In the example below, the green variation has a more precise credible interval than the purple variation:
To learn more, read Credible interval.
Expand information about the y-axis
The vertical y-axis measures probability. You can determine how probable it is that the metric will equal the number on the x-axis by how high the curve is.
In the example above, the green variation has a high probability that the metric will measure 0.4 for any given context. In other words, if someone encounters the green variation, there's a high probability that the metric will measure 0.4 for that person.
This section includes an explanation of advanced statistical concepts. We provide them for informational purposes, but you do not need to understand these concepts in order to use Experimentation.
Expand The statistics details tab
Funnel optimization experiments display more information about the experiment's results on the Statistics details tab, including the relative difference from the control and the credible interval.

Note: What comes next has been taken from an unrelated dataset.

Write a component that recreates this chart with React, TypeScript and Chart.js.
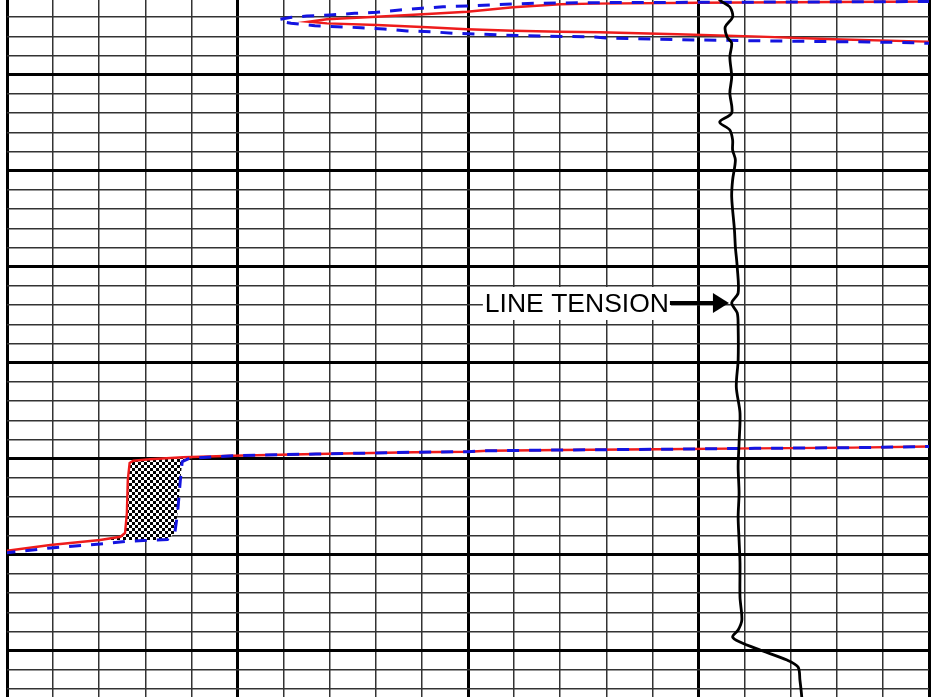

The relative difference from the control variation is the difference between the mean of the control variation, and the upper and lower bounds of the credible interval of the variation you're testing. This range contains 90% of the variation's probable values. For example, imagine you have a control variation with a mean of 1%, and the variation you're testing has a lower credible interval of 1.1% and an upper credible interval of 1.5%. The difference between 1 and 1.1 is 10%, and the difference between 1 and 1.5 is 50%, so the treatment's relative difference from control is 10% to 50%.
The longer you run an experiment, the more the width of this interval decreases. This is because the more data you gather, the more confidence you can have because the range of plausible values is smaller.
The credible interval is the range that contains 90% of probable values.
This means the effect of the variation on the metric you're measuring has a 90% probability of falling between these two numbers. The longer you run an experiment, the more the width of this interval decreases. This is because the more data you gather, the more confidence you can have because the range of plausible values is smaller.